OK, I'll confess this is subjective: I believe that PySpark questions should not be tagged as python by default; the thing is, python tag gives automatically code highlighting (and I believe this is a main reason for those who use it for PySpark questions). Anyway, if you happen to agree, and you still would like a nice, highlighted code, simply include the relevant markdown directive:

<!-- language-all: lang-python -->

somewhere in your post, before your first code snippet.

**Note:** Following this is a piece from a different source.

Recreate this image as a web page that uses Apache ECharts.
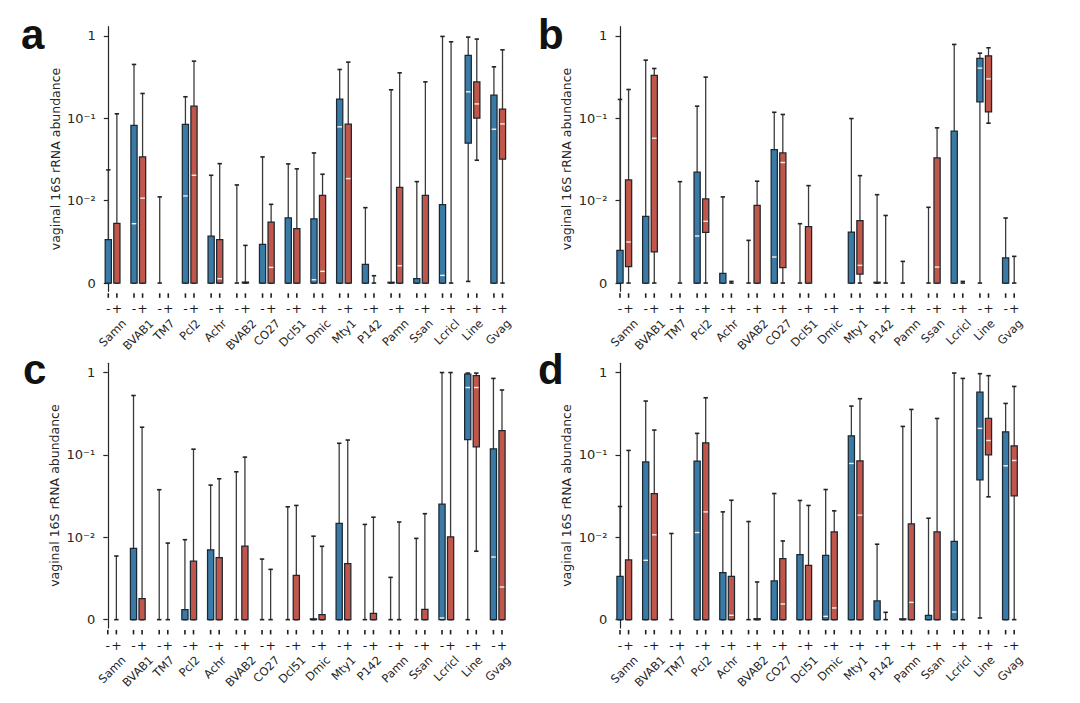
<!DOCTYPE html>
<html><head><meta charset="utf-8">
<script src="https://cdn.jsdelivr.net/npm/echarts@6/dist/echarts.min.js"></script>
<style>html,body{margin:0;padding:0;background:#fff}#c{width:1080px;height:703px}</style>
</head><body><div id="c"></div><script>
// ---------------- data ----------------
const categories = ['Samn','BVAB1','TM7','Pcl2','Achr','BVAB2','CO27','Dcl51','Dmic','Mty1','P142','Pamn','Ssan','Lcricl','Line','Gvag'];
const signLabels = ['-', '+'];
const yTickValues = [0, 0.01, 0.1, 1];
const yTickLabels = ['0', '10\u207B\u00B2', '10\u207B\u00B9', '1'];
const yAxisTitle = 'vaginal 16S rRNA abundance';
const panelLetters = ['a', 'b', 'c', 'd'];
// each entry: [min, q1, median, q3, max] (null = no data)
const panelA_minus = [
  [0,0,0,0.00526,0.0236],[0,0,0.0072,0.082,0.449],[0,0,0,0,0.0111],[0,0,0.0114,0.084,0.182],
  [0,0,0,0.0057,0.0203],[0,0,0,0,0.0155],[0,0,0,0.0047,0.0339],[0,0,0,0.0079,0.0279],
  [0,0,0.0004,0.0078,0.0379],[0,0,0.0785,0.170,0.390],[0,0,0,0.00227,0.00915],[0,0,0,0.0001,0.221],
  [0,0,0,0.00053,0.0170],[0,0,0.00093,0.0095,0.982],[0.0002,0.0497,0.209,0.577,0.964],[0,0,0.0735,0.190,0.420]
];
const panelA_plus = [
  [0,0,0,0.00725,0.113],[0,0,0.0107,0.0339,0.1995],null,[0,0,0.0203,0.140,0.492],
  [0,0,0.00053,0.00526,0.0281],[0,0,0,0.00012,0.00457],[0,0,0.0019,0.0074,0.00955],[0,0,0,0.0066,0.0243],
  [0,0,0.00142,0.0116,0.0209],[0,0,0.0185,0.0845,0.479],[0,0,0,0,0.00089],[0,0,0.0021,0.0145,0.355],
  [0,0,0,0.0116,0.276],[0,0,0,0,0.845],[0.0309,0.100,0.149,0.276,0.912],[0,0.0318,0.0853,0.1285,0.675]
];
const panelB_minus = [
  [0,0,0,0.00397,0.169],[0,0,0,0.0081,0.506],null,[0,0,0.00571,0.0221,0.140],
  [0,0,0,0.00117,0.0111],[0,0,0,0,0.00518],[0,0,0.00316,0.0416,0.118],[0,0,0,0,0.0072],
  null,[0,0,0,0.00619,0.099],[0,0,0,0.0001,0.0118],[0,0,0,0,0.00263],
  [0,0,0,0,0.00919],[0,0,0,0.0695,0.785],[0,0.158,0.405,0.531,0.615],[0,0,0,0.00304,0.00789]
];
const panelB_plus = [
  [0,0.00198,0.00498,0.0178,0.223],[0,0.00377,0.0571,0.330,0.401],[0,0,0,0,0.0170],[0,0.00615,0.00749,0.01047,0.315],
  [0,0,0,0,0.0002],[0,0,0,0.00943,0.0172],[0,0.00186,0.029,0.0379,0.111],[0,0,0,0.00684,0.0152],
  null,[0,0.00109,0.00215,0.00757,0.0201],[0,0,0,0,0.0082],null,
  [0,0,0.00194,0.033,0.0764],[0,0,0,0,0.0002],[0.087,0.119,0.30,0.571,0.715],[0,0,0,0,0.00324]
];
const panelC_minus = [
  null,[0,0,0,0.00865,0.524],[0,0,0,0,0.0377],[0,0,0,0.00121,0.0097],
  [0,0,0,0.00848,0.0429],[0,0,0,0,0.0622],[0,0,0,0,0.00735],[0,0,0,0,0.0234],
  [0,0,0,0.0001,0.0103],[0,0,0,0.0147,0.138],[0,0,0,0,0.0143],[0,0,0,0,0.00513],
  [0,0,0,0,0.00986],[0,0,0.0002,0.0252,0.995],[0,0.153,0.655,0.95,0.98],[0,0,0.0076,0.118,0.845]
];
const panelC_plus = [
  [0,0,0,0,0.00772],[0,0,0,0.00255,0.216],[0,0,0,0,0.00929],[0,0,0,0.00711,0.117],
  [0,0,0,0.00752,0.0512],[0,0,0,0.00893,0.0937],[0,0,0,0,0.0061],[0,0,0,0.00537,0.0243],
  [0,0,0,0.00061,0.0089],[0,0,0,0.0068,0.151],[0,0,0,0.00077,0.0175],[0,0,0,0,0.0153],
  [0,0,0,0.00125,0.0193],[0,0,0,0.0101,0.995],[0.0083,0.125,0.655,0.916,0.98],[0,0,0.00396,0.196,0.611]
];
// panel d repeats panel a
const panelD_minus = panelA_minus;
const panelD_plus = panelA_plus;

// ---------------- chart ----------------
const FONT = '"DejaVu Sans", sans-serif';
const LINTHRESH = 0.01;
function symlog(v){ return v <= LINTHRESH ? v / LINTHRESH : 1 + Math.log10(v / LINTHRESH); }

const panelData = [[panelA_minus, panelA_plus],[panelB_minus, panelB_plus],[panelC_minus, panelC_plus],[panelD_minus, panelD_plus]];
const layout = [
  {left:101.7, top:26.7, lx:21, ly:13}, {left:613.4, top:26.7, lx:538, ly:13},
  {left:101.2, top:363.3, lx:23, ly:348}, {left:613.4, top:363.3, lx:538, ly:348}
];
const GW = 407.4, GH = 264.6;
const XMIN = -0.77, XMAX = 46.77, YMIN = -0.1, YMAX = 3.11;
const colors = ['#3a7aa6', '#c1574a'];

const tickPos = [];
categories.forEach((c,i)=>{ tickPos.push(3*i, 3*i+1); });
const yTickT = yTickValues.map(symlog);

const mctx = document.createElement('canvas').getContext('2d');
const NAME_SIZE = 11.5;
mctx.font = NAME_SIZE + 'px "DejaVu Sans"';

function boxRenderer(color){
  return function(params, api){
    const x = api.value(0);
    const c = v => api.coord([x, v]);
    const pMin = c(api.value(1)), pQ1 = c(api.value(2)), pMed = c(api.value(3)), pQ3 = c(api.value(4)), pMax = c(api.value(5));
    const cx = pMin[0], bw = 6.2, cw = 2.2;
    const wl = {stroke:'#3a3a3a', lineWidth:1.3};
    const ch = [
      {type:'line', shape:{x1:cx, y1:pMin[1], x2:cx, y2:pMax[1]}, style:wl},
      {type:'line', shape:{x1:cx-cw, y1:pMax[1], x2:cx+cw, y2:pMax[1]}, style:{stroke:'#222', lineWidth:1.6}},
      {type:'line', shape:{x1:cx-cw, y1:pMin[1], x2:cx+cw, y2:pMin[1]}, style:{stroke:'#222', lineWidth:1.6}}
    ];
    if (api.value(4) > 0) {
      ch.push({type:'rect', shape:{x:cx-bw/2, y:pQ3[1], width:bw, height:Math.max(pQ1[1]-pQ3[1], 0.8)},
        style:{fill:color, stroke:'#1d2731', lineWidth:1.25}});
      if (api.value(3) > api.value(2)) {
        ch.push({type:'line', shape:{x1:cx-bw/2+0.8, y1:pMed[1], x2:cx+bw/2-0.8, y2:pMed[1]}, style:{stroke:'#f4f1ee', lineWidth:1.4}});
      }
    }
    return {type:'group', children:ch};
  };
}

// category names (rotated, bbox-centred under each pair) and the pair's tick marks
function nameRenderer(params, api){
  const i = api.value(0);
  const p0 = api.coord([3*i, YMIN]), p1 = api.coord([3*i+1, YMIN]);
  const cx = (p0[0] + p1[0]) / 2;
  const name = categories[i];
  const w = mctx.measureText(name).width, h = NAME_SIZE;
  const top = p0[1] + 26;
  const tk = {stroke:'#1e1e1e', lineWidth:1.6};
  return {type:'group', children:[
    {type:'line', shape:{x1:p0[0], y1:p0[1]+2, x2:p0[0], y2:p0[1]+6.5}, style:tk},
    {type:'line', shape:{x1:p1[0], y1:p1[1]+2, x2:p1[0], y2:p1[1]+6.5}, style:tk},
    {type:'text', x: cx, y: top + 0.3536*(w+h), rotation: Math.PI/4,
      style:{text:name, align:'center', verticalAlign:'middle', fontSize:NAME_SIZE, fontFamily:FONT, fill:'#262626'}}
  ]};
}

const grids = [], xAxes = [], yAxes = [], series = [], graphics = [];
layout.forEach((L, p) => {
  grids.push({left:L.left, top:L.top, width:GW, height:GH, containLabel:false});
  xAxes.push({type:'value', gridIndex:p, min:XMIN, max:XMAX,
    axisLine:{show:false}, splitLine:{show:false}, axisTick:{show:false},
    axisLabel:{show:true, customValues:tickPos, margin:11, fontSize:12.5, fontFamily:FONT, color:'#1a1a1a',
      formatter: v => signLabels[Math.round(v) % 3]}});
  yAxes.push({type:'value', gridIndex:p, min:YMIN, max:YMAX,
    axisLine:{show:true, lineStyle:{color:'#262626', width:1.2}}, splitLine:{show:false},
    axisTick:{show:true, customValues:yTickT, length:4.5, lineStyle:{color:'#262626', width:1.2}},
    axisLabel:{show:true, customValues:yTickT, margin:6, fontSize:13, fontFamily:FONT, color:'#262626',
      formatter: v => { const k = yTickT.findIndex(t => Math.abs(t - v) < 1e-6); return k >= 0 ? yTickLabels[k] : ''; }},
    name: yAxisTitle, nameLocation:'middle', nameGap:40, nameRotate:90,
    nameTextStyle:{fontSize:12.5, fontFamily:FONT, color:'#262626'}});
  panelData[p].forEach((stats, s) => {
    const rows = [];
    stats.forEach((st, i) => { if (st) rows.push([3*i + s].concat(st.map(symlog))); });
    series.push({type:'custom', name: signLabels[s], xAxisIndex:p, yAxisIndex:p, clip:false,
      encode:{x:0, y:[1,2,3,4,5]}, data: rows, renderItem: boxRenderer(colors[s]), silent:true, animation:false});
  });
  series.push({type:'custom', xAxisIndex:p, yAxisIndex:p, clip:false, encode:{x:0, y:1},
    data: categories.map((c, i) => [i, 0]), renderItem: nameRenderer, silent:true, animation:false});
  graphics.push({type:'text', left: L.lx, top: L.ly,
    style:{text: panelLetters[p], font: 'bold 42px "Liberation Sans", Arial, sans-serif', fill:'#111'}});
});

const chart = echarts.init(document.getElementById('c'), null, {renderer:'svg', width:1080, height:703});
chart.setOption({backgroundColor:'#fff', animation:false, grid:grids, xAxis:xAxes, yAxis:yAxes, series:series, graphic:graphics});
</script></body></html>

[UPDATE: I have requested automatic syntax highlighting for pyspark and sparkr tags, which has been implemented indeed]

Performance tuning

If the question is related to performance tuning please include following information.

Execution Plan

It is best to include extended execution plan. In Python:

df.explain(True)

In Scala:

df.explain(true)

or extended execution plan with statistics. In Python:

print(df._jdf.queryExecution().stringWithStats())

in Scala:

df.queryExecution.stringWithStats

Mode and cluster information

  • mode - local, client, `cluster.
  • Cluster manager (if applicable) - none (local mode), standalone, YARN, Mesos, Kubernetes.
  • Basic configuration information (number of cores, executor memory).

Timing information

slow is relative, especially when you port non-distributed application or you expect low latency. Exact timings for different tasks and stages, can be retrieved from Spark UI (sc.uiWebUrl) jobs or Spark REST UI.

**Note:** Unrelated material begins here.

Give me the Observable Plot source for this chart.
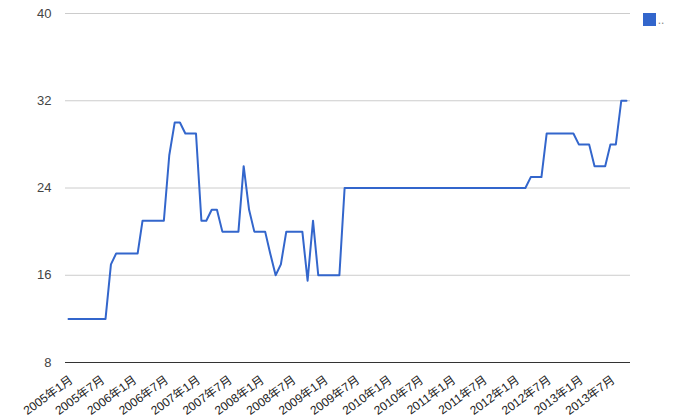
<!DOCTYPE html>
<html>
<head>
<meta charset="utf-8">
<script src="https://cdn.jsdelivr.net/npm/d3@7"></script>
<script src="https://cdn.jsdelivr.net/npm/@observablehq/plot@0.6"></script>
<style>
  html, body { margin: 0; padding: 0; background: #fff; }
  #chart { position: relative; width: 681px; height: 420px; }
</style>
</head>
<body>
<div id="chart"></div>
<script>
// Price series (break points of the line, month -> value)
const months = ["2005-01","2005-08","2005-09","2005-10","2006-02","2006-03","2006-07","2006-08","2006-09","2006-10",
  "2006-11","2007-01","2007-02","2007-03","2007-04","2007-05","2007-06","2007-09","2007-10","2007-11",
  "2007-12","2008-02","2008-03","2008-04","2008-05","2008-06","2008-09","2008-10","2008-11","2008-12",
  "2009-04","2009-05","2012-03","2012-04","2012-06","2012-07","2012-12","2013-01","2013-03","2013-04",
  "2013-06","2013-07","2013-08","2013-09","2013-10"];
const values = [12,12,17,18,18,21,21,27,30,30,
  29,29,21,21,22,22,20,20,26,22,
  20,20,18,16,17,20,20,15.5,21,16,
  16,24,24,25,25,29,29,28,28,26,
  26,28,28,32,32];
const tickMonths = ["2005-01","2005-07","2006-01","2006-07","2007-01","2007-07","2008-01","2008-07","2009-01",
  "2009-07","2010-01","2010-07","2011-01","2011-07","2012-01","2012-07","2013-01","2013-07"];
const yTicks = [8, 16, 24, 32, 40];
const seriesName = "..";

const parse = d3.utcParse("%Y-%m");
const data = months.map((m, i) => ({date: parse(m), value: values[i]}));
const fmt = d => `${d.getUTCFullYear()}年${d.getUTCMonth() + 1}月`;

const font = '"Liberation Sans", Arial, "Noto Sans CJK SC", sans-serif';

const svg = Plot.plot({
  width: 681,
  height: 420,
  marginTop: 13,
  marginBottom: 58,
  marginLeft: 65,
  marginRight: 51,
  style: {fontFamily: font, fontSize: "12px", color: "#222", background: "#fff"},
  x: {type: "utc", domain: [parse(months[0]), parse(months[months.length - 1])], insetLeft: 3, insetRight: 4},
  y: {domain: [8, 40]},
  marks: [
    Plot.gridY(yTicks, {stroke: "#cccccc", strokeOpacity: 1}),
    Plot.ruleY([8], {stroke: "#333333", strokeWidth: 1}),
    Plot.axisY({ticks: yTicks, tickSize: 0, tickPadding: 14, fontSize: 13, fill: "#444", label: null}),
    Plot.axisX({ticks: tickMonths.map(parse), tickFormat: fmt, tickRotate: -36, tickSize: 0, tickPadding: 16, dx: 3, fontSize: 12, fill: "#222", label: null}),
    Plot.line(data, {x: "date", y: "value", stroke: "#3366cc", strokeWidth: 2, strokeLinejoin: "round"})
  ]
});

// legend
const s = d3.select(svg);
const lg = s.append("g").attr("font-family", font);
lg.append("rect").attr("x", 643).attr("y", 13).attr("width", 13).attr("height", 13).attr("fill", "#3366cc");
lg.append("text").attr("x", 661).attr("y", 24).attr("font-size", 12).attr("fill", "#888").text(seriesName);

document.getElementById("chart").appendChild(svg);
</script>
</body>
</html>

Use standarized names for contexts

Using established names for each context allows us to quickly reproduce the problem.

  • sc - for SparkContext.
  • sqlContext - for SQLContext.
  • spark - for SparkSession.

Provide type information (Scala)

Powerful type inference is one of the most useful features of Scala, but it makes hard to analyze code taken out of context. Even if type is obvious from the context it is better to annotate the variables. Prefer

val lines: RDD[String] = sc.textFile("path")
val words: RDD[String] = lines.flatMap(_.split(" "))

over

val lines = sc.textFile("path")
val words = lines.flatMap(_.split(" "))

Commonly used tools can assist you:

  • spark-shell / Scala shell

    use :t

    scala> val rdd = sc.textFile("README.md")
    rdd: org.apache.spark.rdd.RDD[String] = README.md MapPartitionsRDD[1] at textFile at <console>:24
    
    
    scala> :t rdd
    org.apache.spark.rdd.RDD[String]
    
  • InteliJ Idea

    Use Alt + =

This small helper function might help to parse Spark output files into DataFrame:

PySpark:

from pyspark.sql.functions import *


def read_spark_output(file_path):
step1 = spark.read \
.option("header","true") \
.option("inferSchema","true") \
.option("delimiter","|") \
.option("parserLib","UNIVOCITY") \
.option("ignoreLeadingWhiteSpace","true") \
.option("ignoreTrailingWhiteSpace","true") \
.option("comment","+") \
.csv("file://{}".format(file_path))
# select not-null columns
step2 = t.select([c for c in t.columns if not c.startswith("_")])
# deal with 'null' string in column
return step2.select(*[when(~col(col_name).eqNullSafe("null"), col(col_name)).alias(col_name) for col_name in step2.columns])

Scala:

// read Spark Output Fixed width table:
def readSparkOutput(filePath: String): org.apache.spark.sql.DataFrame = {
val step1 = spark.read
.option("header", "true")
.option("inferSchema", "true")
.option("delimiter", "|")
.option("parserLib", "UNIVOCITY")
.option("ignoreLeadingWhiteSpace", "true")
.option("ignoreTrailingWhiteSpace", "true")
.option("comment", "+")
.csv(filePath)


val step2 = step1.select(step1.columns.filterNot(_.startsWith("_c")).map(step1(_)): _*)


val columns = step2.columns
columns.foldLeft(step2)((acc, c) => acc.withColumn(c, when(col(c) =!= "null", col(c))))
}

Usage:

df = read_spark_output("file:///tmp/spark.out")

PS: For pyspark, eqNullSafe is available from spark 2.3.